Raiffeisen CEO quits over Offshore deals

Published: 25 May 2013 - 02:55 am | Last Updated: 01 Feb 2022 - 02:13 pm

VIENNA: Raiffeisen Bank International  Chief Executive Herbert Stepic resigned yesterday in what he called an effort to spare his bank from negative publicity over personal property deals that triggered scrutiny by the lender and regulators.

Stepic, 66, again denied wrongdoing in using front companies in the Caribbean and Asia to buy flats in Singapore in 2006 and 2008 - deals exposed by the Offshore Leaks investigative journalism project — but said he decided to quit out of loyalty to Raiffeisen.

“Given the media reports, I soon became aware that, despite the facts, a debate was taking place that threatened to do massive harm to my company,” a drawn-looking Stepic told a news conference packed with journalists and television cameras.

RBI’s supervisory board has still to accept Stepic’s resignation, but his fate seems sealed, and officials said a formal decision was due within days.

Top members of the board issued a statement calling Stepic’s action “a sign of great loyalty to the company. It is great credit to him that he shows with this difficult decision willingness to avert reputational damage.”

Stepic says he did not need to notify his bank or regulators about three apartments in Singapore he bought via “project companies” set up with the help of Swiss bank UBS in the British Virgin Islands and Hong Kong. 

Those deals are now under investigation by Austria’s central bank, its Financial Market Authority (FMA) watchdog and Raiffeisen itself, which has said it will check if his action violated the law or internal guidelines.

Stepic’s abrupt fall from grace removes a larger-than-life figure who made Raiffeisen into central and eastern Europe’s second-biggest lender, with 60,000 staff in 17 countries.

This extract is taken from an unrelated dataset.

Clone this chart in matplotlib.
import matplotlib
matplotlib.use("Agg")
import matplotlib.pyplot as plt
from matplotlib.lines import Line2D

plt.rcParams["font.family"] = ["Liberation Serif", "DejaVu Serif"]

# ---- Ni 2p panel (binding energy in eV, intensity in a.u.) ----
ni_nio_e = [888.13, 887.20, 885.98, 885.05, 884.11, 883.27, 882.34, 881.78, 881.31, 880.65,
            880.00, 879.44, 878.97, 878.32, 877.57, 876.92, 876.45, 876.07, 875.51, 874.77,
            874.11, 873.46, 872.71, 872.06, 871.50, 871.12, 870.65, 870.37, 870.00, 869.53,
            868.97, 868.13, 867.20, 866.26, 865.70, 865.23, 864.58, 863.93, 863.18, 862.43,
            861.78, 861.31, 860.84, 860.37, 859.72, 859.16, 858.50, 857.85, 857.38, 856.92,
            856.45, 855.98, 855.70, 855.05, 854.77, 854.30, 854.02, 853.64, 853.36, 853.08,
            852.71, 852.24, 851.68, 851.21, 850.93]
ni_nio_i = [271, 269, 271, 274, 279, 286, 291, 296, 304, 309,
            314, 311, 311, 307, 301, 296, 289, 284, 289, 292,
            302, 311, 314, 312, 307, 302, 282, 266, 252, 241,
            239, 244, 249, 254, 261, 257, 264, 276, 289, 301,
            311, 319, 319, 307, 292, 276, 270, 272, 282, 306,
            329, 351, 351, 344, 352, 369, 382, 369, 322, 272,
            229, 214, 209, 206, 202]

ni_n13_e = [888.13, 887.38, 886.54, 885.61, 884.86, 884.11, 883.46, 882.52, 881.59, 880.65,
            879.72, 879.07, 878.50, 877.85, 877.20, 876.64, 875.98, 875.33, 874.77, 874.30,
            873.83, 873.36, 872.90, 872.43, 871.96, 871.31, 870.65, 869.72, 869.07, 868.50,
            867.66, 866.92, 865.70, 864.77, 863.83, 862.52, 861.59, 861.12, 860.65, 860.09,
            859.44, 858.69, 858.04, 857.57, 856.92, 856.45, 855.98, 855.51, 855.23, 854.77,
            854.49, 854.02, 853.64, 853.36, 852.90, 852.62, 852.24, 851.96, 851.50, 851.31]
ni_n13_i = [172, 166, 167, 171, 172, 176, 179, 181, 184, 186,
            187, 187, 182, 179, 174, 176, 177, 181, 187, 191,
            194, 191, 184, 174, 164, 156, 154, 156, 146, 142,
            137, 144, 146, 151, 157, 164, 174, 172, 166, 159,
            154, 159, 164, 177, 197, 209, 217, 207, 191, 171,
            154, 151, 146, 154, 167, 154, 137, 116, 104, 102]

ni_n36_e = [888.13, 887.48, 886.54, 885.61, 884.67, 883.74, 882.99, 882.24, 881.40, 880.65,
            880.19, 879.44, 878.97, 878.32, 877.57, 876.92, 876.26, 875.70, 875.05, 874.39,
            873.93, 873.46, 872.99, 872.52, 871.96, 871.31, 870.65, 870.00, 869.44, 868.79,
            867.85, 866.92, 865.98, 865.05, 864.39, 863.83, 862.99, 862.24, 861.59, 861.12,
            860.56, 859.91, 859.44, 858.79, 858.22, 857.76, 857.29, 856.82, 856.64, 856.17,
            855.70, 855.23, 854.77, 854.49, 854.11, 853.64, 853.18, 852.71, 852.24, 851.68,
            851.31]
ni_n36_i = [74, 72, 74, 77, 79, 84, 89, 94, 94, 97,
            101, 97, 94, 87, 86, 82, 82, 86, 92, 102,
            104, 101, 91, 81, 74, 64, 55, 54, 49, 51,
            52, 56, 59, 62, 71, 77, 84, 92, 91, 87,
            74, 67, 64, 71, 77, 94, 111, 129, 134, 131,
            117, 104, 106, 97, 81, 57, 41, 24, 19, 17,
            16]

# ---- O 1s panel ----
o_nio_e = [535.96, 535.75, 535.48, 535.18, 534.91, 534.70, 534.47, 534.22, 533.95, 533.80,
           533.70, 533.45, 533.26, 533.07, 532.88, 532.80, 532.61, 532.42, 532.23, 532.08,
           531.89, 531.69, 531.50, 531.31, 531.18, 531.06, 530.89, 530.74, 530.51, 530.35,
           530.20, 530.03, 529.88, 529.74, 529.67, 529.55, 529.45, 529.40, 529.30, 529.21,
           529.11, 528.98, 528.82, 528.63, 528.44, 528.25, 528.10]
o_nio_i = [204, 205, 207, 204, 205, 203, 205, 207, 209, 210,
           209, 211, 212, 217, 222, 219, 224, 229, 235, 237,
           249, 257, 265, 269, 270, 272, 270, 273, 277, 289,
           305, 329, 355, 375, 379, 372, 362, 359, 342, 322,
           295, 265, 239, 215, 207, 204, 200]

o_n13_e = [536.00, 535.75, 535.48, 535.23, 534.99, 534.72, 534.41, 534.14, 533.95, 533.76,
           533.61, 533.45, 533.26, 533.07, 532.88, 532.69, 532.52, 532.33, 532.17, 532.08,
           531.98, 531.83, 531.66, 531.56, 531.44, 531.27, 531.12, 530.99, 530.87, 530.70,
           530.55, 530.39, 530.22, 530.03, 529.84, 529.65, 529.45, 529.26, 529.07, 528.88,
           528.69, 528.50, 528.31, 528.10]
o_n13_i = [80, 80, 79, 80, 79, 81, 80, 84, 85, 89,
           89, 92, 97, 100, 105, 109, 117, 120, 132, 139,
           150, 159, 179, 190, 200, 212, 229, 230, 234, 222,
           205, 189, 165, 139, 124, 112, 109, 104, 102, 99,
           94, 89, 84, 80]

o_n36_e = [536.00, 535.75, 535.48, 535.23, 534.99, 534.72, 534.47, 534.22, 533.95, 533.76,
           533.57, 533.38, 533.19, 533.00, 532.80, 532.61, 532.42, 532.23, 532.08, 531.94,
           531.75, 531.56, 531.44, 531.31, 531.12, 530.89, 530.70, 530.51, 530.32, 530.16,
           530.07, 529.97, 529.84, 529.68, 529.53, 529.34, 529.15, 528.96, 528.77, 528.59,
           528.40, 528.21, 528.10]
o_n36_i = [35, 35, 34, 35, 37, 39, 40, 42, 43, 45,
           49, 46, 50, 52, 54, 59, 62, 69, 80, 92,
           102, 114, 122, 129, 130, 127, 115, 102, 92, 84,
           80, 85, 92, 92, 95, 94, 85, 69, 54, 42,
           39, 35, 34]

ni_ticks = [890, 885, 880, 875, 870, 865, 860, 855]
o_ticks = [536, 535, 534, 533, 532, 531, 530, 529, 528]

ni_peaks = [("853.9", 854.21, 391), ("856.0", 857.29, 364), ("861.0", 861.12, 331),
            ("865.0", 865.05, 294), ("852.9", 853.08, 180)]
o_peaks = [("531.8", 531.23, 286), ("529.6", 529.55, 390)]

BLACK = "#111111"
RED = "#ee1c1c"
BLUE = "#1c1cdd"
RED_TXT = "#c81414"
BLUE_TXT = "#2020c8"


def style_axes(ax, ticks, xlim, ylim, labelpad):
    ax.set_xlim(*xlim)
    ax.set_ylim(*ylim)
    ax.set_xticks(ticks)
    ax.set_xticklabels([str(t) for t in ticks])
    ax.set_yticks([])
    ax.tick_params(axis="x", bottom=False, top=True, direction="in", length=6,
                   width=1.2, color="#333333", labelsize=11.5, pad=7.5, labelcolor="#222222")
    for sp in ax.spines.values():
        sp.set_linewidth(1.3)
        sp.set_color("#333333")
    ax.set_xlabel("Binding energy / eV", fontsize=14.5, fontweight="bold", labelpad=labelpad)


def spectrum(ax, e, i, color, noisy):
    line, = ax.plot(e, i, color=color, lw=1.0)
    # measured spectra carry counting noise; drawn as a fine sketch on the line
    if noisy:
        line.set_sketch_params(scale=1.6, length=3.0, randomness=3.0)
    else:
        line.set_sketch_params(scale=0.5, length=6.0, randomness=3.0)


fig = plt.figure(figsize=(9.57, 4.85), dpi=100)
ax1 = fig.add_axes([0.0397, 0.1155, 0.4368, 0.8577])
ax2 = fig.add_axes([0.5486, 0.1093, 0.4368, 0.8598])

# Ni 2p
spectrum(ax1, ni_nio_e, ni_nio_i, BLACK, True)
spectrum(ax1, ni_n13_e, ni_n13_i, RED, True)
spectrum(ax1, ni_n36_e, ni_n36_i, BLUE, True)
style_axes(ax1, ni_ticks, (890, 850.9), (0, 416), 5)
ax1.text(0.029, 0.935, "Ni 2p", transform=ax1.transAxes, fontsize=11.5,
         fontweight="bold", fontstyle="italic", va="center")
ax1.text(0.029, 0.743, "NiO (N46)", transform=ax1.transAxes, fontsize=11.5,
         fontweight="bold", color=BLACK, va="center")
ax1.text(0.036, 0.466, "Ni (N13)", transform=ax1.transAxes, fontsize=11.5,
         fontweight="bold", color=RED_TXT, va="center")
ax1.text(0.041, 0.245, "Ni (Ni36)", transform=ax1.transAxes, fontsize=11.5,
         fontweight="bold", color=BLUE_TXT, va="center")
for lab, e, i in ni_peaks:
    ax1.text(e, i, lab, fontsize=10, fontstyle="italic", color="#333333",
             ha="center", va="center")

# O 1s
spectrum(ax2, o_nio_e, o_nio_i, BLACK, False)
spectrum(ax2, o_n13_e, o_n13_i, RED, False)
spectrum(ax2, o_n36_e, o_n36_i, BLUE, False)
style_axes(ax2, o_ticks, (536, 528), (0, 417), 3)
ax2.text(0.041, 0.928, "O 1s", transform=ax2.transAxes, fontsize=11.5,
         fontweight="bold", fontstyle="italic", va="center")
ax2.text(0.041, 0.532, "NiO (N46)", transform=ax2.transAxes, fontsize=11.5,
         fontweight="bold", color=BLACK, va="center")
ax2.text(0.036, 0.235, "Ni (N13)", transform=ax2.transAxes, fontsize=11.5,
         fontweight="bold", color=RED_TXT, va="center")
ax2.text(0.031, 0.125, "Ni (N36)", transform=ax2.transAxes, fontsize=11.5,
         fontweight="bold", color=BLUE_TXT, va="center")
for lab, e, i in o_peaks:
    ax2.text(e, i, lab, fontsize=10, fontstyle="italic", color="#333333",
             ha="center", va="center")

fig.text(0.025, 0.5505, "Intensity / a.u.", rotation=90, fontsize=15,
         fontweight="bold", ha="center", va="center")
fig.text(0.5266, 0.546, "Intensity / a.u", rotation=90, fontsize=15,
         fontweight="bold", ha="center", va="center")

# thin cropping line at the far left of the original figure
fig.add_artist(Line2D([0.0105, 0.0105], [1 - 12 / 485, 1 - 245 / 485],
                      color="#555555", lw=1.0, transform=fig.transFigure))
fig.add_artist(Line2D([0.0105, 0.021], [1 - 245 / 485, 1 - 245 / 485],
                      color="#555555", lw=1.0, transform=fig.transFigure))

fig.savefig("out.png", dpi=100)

“As I see it, these affairs were in his private sphere, but we have different sensibilities about these things from what we had 10 or 15 years ago,” said Wilhlem Rasinger, president of the Austrian Shareholders’ Association.

Shares in Raiffeisen fell as much as 3.6 percent on the news before paring losses to trade down 1.9 percent at ¤26.49 by 1114 GMT.

Nearly 80 percent of the bank is held by Raiffeisen Zentralbank, itself controlled by hundreds of private cooperative banks in Austria.

Guenter Hohberger, central and eastern Europe banks analyst at Erste Group, said Stepic would be hard to replace. “I don’t believe the bank will abandon its strategy - the central and eastern Europe business is its fundamental business,” he said.